Output the full listing below exactly, without the pictures.

********************

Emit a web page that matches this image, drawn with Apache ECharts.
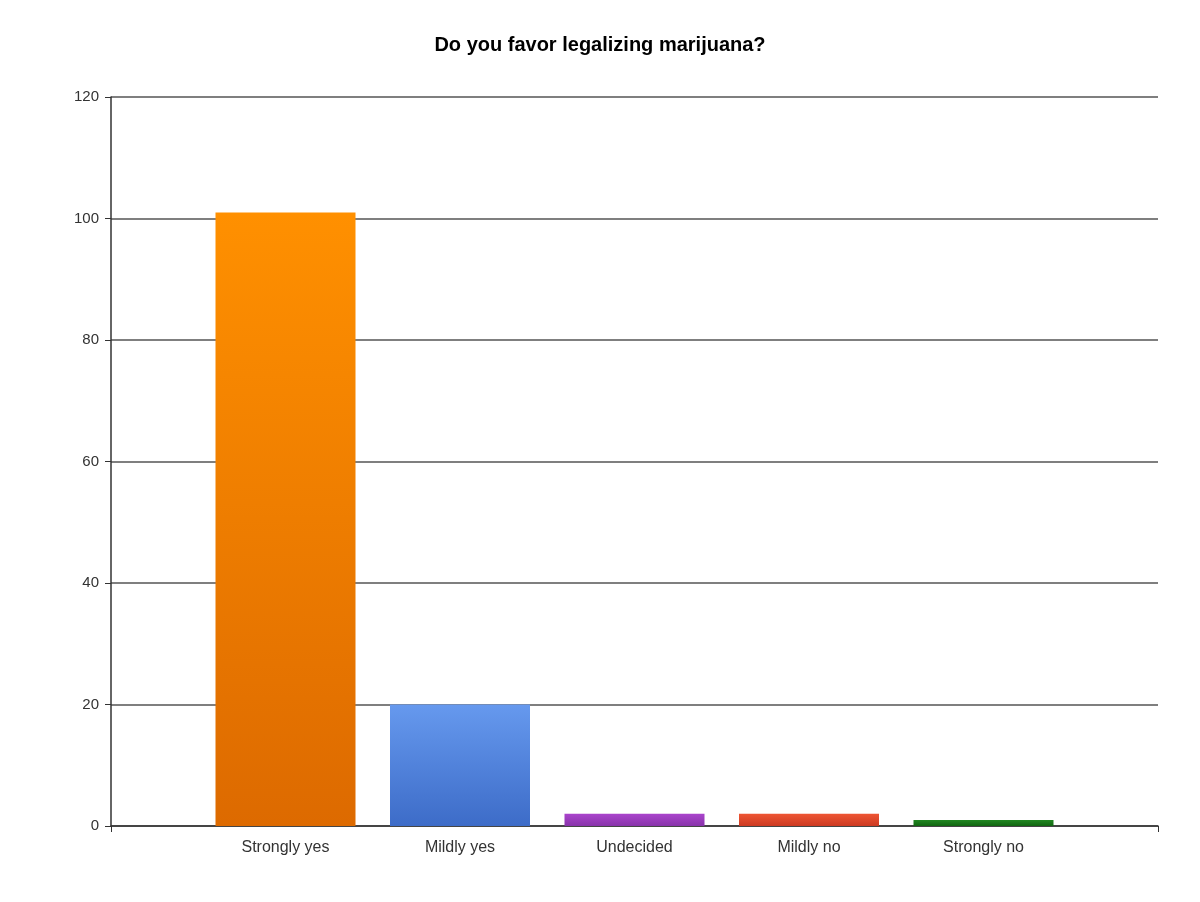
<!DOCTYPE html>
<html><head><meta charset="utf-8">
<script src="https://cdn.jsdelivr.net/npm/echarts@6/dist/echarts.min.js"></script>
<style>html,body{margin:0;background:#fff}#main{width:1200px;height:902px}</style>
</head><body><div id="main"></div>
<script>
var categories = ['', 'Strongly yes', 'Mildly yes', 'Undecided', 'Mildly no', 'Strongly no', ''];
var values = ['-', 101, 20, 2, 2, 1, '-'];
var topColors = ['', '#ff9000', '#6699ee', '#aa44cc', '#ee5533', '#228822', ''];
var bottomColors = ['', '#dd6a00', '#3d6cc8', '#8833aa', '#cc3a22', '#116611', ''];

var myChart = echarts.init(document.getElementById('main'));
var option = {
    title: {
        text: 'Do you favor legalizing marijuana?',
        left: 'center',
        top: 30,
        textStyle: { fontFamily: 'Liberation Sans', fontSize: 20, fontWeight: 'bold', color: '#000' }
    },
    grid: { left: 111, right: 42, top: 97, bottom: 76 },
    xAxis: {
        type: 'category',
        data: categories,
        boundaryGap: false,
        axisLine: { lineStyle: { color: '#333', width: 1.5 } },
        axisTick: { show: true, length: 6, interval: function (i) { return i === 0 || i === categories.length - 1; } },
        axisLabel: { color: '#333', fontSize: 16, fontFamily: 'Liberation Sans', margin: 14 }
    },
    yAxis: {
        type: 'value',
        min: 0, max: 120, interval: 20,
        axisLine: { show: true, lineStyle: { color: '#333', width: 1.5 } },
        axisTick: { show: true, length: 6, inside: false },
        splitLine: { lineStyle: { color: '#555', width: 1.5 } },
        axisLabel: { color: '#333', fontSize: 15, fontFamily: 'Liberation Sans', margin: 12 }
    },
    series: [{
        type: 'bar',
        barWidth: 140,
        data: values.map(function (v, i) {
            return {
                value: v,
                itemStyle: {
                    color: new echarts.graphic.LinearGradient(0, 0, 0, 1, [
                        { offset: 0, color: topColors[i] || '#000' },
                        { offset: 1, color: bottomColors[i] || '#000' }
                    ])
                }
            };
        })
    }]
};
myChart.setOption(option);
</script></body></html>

********************

OUTPUT FOR THIS EXERCISE ▸
Emit a web page that matches this image, drawn with Apache ECharts.
<!DOCTYPE html>
<html><head><meta charset="utf-8">
<script src="https://cdn.jsdelivr.net/npm/echarts@6/dist/echarts.min.js"></script>
<style>html,body{margin:0;background:#fff}#main{width:1200px;height:902px}</style>
</head><body><div id="main"></div>
<script>
var categories = ['', 'Strongly yes', 'Mildly yes', 'Undecided', 'Mildly no', 'Strongly no', ''];
var values = ['-', 101, 20, 2, 2, 1, '-'];
var topColors = ['', '#ff9000', '#6699ee', '#aa44cc', '#ee5533', '#228822', ''];
var bottomColors = ['', '#dd6a00', '#3d6cc8', '#8833aa', '#cc3a22', '#116611', ''];

var myChart = echarts.init(document.getElementById('main'));
var option = {
    title: {
        text: 'Do you favor legalizing marijuana?',
        left: 'center',
        top: 30,
        textStyle: { fontFamily: 'Liberation Sans', fontSize: 20, fontWeight: 'bold', color: '#000' }
    },
    grid: { left: 111, right: 42, top: 97, bottom: 76 },
    xAxis: {
        type: 'category',
        data: categories,
        boundaryGap: false,
        axisLine: { lineStyle: { color: '#333', width: 1.5 } },
        axisTick: { show: true, length: 6, interval: function (i) { return i === 0 || i === categories.length - 1; } },
        axisLabel: { color: '#333', fontSize: 16, fontFamily: 'Liberation Sans', margin: 14 }
    },
    yAxis: {
        type: 'value',
        min: 0, max: 120, interval: 20,
        axisLine: { show: true, lineStyle: { color: '#333', width: 1.5 } },
        axisTick: { show: true, length: 6, inside: false },
        splitLine: { lineStyle: { color: '#555', width: 1.5 } },
        axisLabel: { color: '#333', fontSize: 15, fontFamily: 'Liberation Sans', margin: 12 }
    },
    series: [{
        type: 'bar',
        barWidth: 140,
        data: values.map(function (v, i) {
            return {
                value: v,
                itemStyle: {
                    color: new echarts.graphic.LinearGradient(0, 0, 0, 1, [
                        { offset: 0, color: topColors[i] || '#000' },
                        { offset: 1, color: bottomColors[i] || '#000' }
                    ])
                }
            };
        })
    }]
};
myChart.setOption(option);
</script></body></html>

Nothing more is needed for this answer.